As the Church's Oriental pearl, the Philippines are a missionary land, a model of what the Church began trying to perform elsewhere in the East 400 years ago, without anywhere making a comparable impression on brown and yellow millions. In the Philippine hierarchy, seven of twelve bishops are native. Of 1,400 priests--far from enough to care for the Islands --800 are native. The Manila Congress, involving as Eucharistic gatherings always do a number of acts of public faith for crowds of men, women and children, focused primarily on the missionary character of the Church, today filled with new zeal. Thus one of the members of Cardinal Dougherty's official entourage was Joseph Lo Pa Hong, rich Chinese Catholic charitarian of Shanghai, and a Solemn High Mass on the Luneta which drew 40,000 women was celebrated by Bishop Januarius Hayasaki of Nagasaki, Japan. Altogether there went to Manila a score of Oriental prelates as well as a dozen U. S. bishops and archbishops.
Pope's Voice-Happiest feature of the Congress was that, even as Cardinal Dougherty was speeding up the China Sea (for the 82nd time) toward Manila, in the Vatican Pius XI was gaining strength, and as the Conte Rosso entered Manila Bay last week the Pope was being moved about in a wheeled divan, doing more work and receiving more visitors than at any time since he fell ill two months ago.
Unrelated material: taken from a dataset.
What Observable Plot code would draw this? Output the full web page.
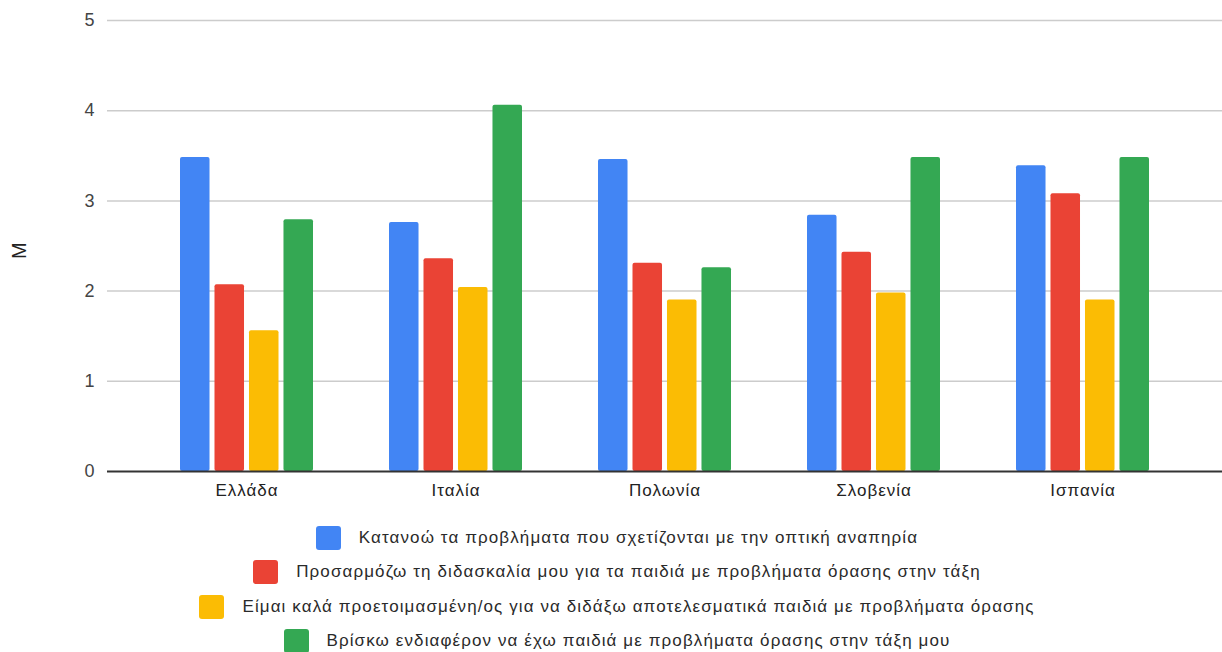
<!DOCTYPE html>
<html>
<head>
<meta charset="utf-8">
<script src="https://cdn.jsdelivr.net/npm/d3@7"></script>
<script src="https://cdn.jsdelivr.net/npm/@observablehq/plot@0.6"></script>
<style>
  html, body { margin: 0; padding: 0; background: #fff; }
  body { width: 1222px; height: 652px; overflow: hidden; font-family: "Liberation Sans", Arial, sans-serif; }
  #legend { display: flex; flex-direction: column; align-items: center; margin-top: 20px; padding-left: 12px; }
  .row { display: flex; align-items: center; height: 34.3px; font-size: 17px; letter-spacing: 1.1px; color: #2a2a2a; }
  .sw { width: 25px; height: 24px; border-radius: 3px; margin-right: 18px; flex: none; }
</style>
</head>
<body>
<div id="chart"></div>
<div id="legend"></div>
<script>
const countries = ["Ελλάδα", "Ιταλία", "Πολωνία", "Σλοβενία", "Ισπανία"];
const seriesNames = [
  "Κατανοώ τα προβλήματα που σχετίζονται με την οπτική αναπηρία",
  "Προσαρμόζω τη διδασκαλία μου για τα παιδιά με προβλήματα όρασης στην τάξη",
  "Είμαι καλά προετοιμασμένη/ος για να διδάξω αποτελεσματικά παιδιά με προβλήματα όρασης",
  "Βρίσκω ενδιαφέρον να έχω παιδιά με προβλήματα όρασης στην τάξη μου"
];
const understand = [3.48, 2.76, 3.46, 2.84, 3.39];
const adapt      = [2.07, 2.36, 2.31, 2.43, 3.08];
const prepared   = [1.56, 2.04, 1.90, 1.98, 1.90];
const interest   = [2.79, 4.06, 2.26, 3.48, 3.48];
const colors = ["#4285F4", "#EA4335", "#FBBC04", "#34A853"];
const yTicks = [0, 1, 2, 3, 4, 5];

const seriesValues = [understand, adapt, prepared, interest];
const data = seriesNames.flatMap((s, i) =>
  countries.map((c, j) => ({ country: c, series: s, value: seriesValues[i][j] }))
);

const width = 1222, height = 501;
const marginLeft = 107, marginRight = 0, marginTop = 20, marginBottom = 30;
const padInner = 0.3616, padOuter = 0.347;

// group band width, then a sub-band per series inside each group
const groupBand = d3.scaleBand(countries, [marginLeft, width - marginRight])
  .paddingInner(padInner).paddingOuter(padOuter);
const bw = groupBand.bandwidth();
const sub = d3.scaleBand(seriesNames, [0, bw]).paddingInner(0.13);

const bars = seriesNames.map((s, i) =>
  Plot.barY(data.filter(d => d.series === s), {
    x: "country",
    y: "value",
    fill: colors[i],
    insetLeft: sub(s),
    insetRight: bw - sub(s) - sub.bandwidth(),
    rx: 2
  })
);

const chart = Plot.plot({
  width, height, marginLeft, marginRight, marginTop, marginBottom,
  style: { fontFamily: "Liberation Sans, Arial, sans-serif", fontSize: "17px", letterSpacing: "1px", background: "#fff" },
  x: { domain: countries, paddingInner: padInner, paddingOuter: padOuter, label: null },
  y: { domain: [0, 5], label: null },
  marks: [
    Plot.ruleY(yTicks.filter(t => t > 0), { stroke: "#cccccc", strokeWidth: 1.5 }),
    ...bars,
    Plot.ruleY([0], { stroke: "#333333", strokeWidth: 2 }),
    Plot.axisY(yTicks, { tickSize: 0, tickPadding: 12, tickFormat: d3.format("d"), fill: "#444", label: null, fontSize: 18 }),
    Plot.axisX({ tickSize: 0, tickPadding: 12, fill: "#222", label: null, fontSize: 17 }),
    Plot.text(["M"], { frameAnchor: "left", dx: -88, dy: 13, rotate: -90, fill: "#222", fontSize: 20 })
  ]
});
document.getElementById("chart").appendChild(chart);

const legend = document.getElementById("legend");
seriesNames.forEach((s, i) => {
  const row = document.createElement("div");
  row.className = "row";
  const sw = document.createElement("span");
  sw.className = "sw";
  sw.style.background = colors[i];
  const label = document.createElement("span");
  label.textContent = s;
  row.appendChild(sw);
  row.appendChild(label);
  legend.appendChild(row);
});
</script>
</body>
</html>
As Archbishop O'Doherty said last week: "Our fervent prayers ascended to the high heavens, beseeching God to prolong life of such a great Pontiff. Thank God our prayers were heard." On Saturday the Pope quietly passed the 15th anniversary of his election to the Chair of St. Peter.
Shortly after dawn on Sunday in Manila, 500,000 Catholics on the Luneta attended mass, celebrated by Legate Dougherty who appeared as a choir sang Ecce Sacerdos Magnus (Behold the Great Priest), In the afternoon, soldiers, prelates, priests, government officials, members of the Philippines National Assembly and men, women and children formed in a long liturgical procession which took five hours to wind up on the Luneta, where Cardinal Dougherty held aloft a Sacred Host in Benediction of the Blessed Sacrament. To these joyful Catholics then came, through loudspeakers, the voice of the Holy Father. On his divan in the Vatican, in a voice much clearer and stronger than that of his last radio address, the Pope said:
"It . . . is a pleasure to speak to you now with the paternal accents of our own voice. . . . Among the abundant fruits of salvation which we anticipate from your Congress and for which we pray, there is one hope of which we will make mention, the one which your session had particularly in view: It is our hope, namely, that from a more ardent love of our Lord in the august sacrament of the altar and from more frequent communion with him there may come a daily increase of devotion to missions and enterprise for the promotion of missionary activity. For it is from that very source that light is given our minds, ardor to our souls and supernal fecundity to our labors and good works. . . . These, venerable brethren and beloved children, are the wishes, these the hopes which we, present among you not only in the person of our Legate, but also in a way by that paternal love which transcends and conquers distance and space, commend in suppliant prayer to the most sacred heart of Jesus."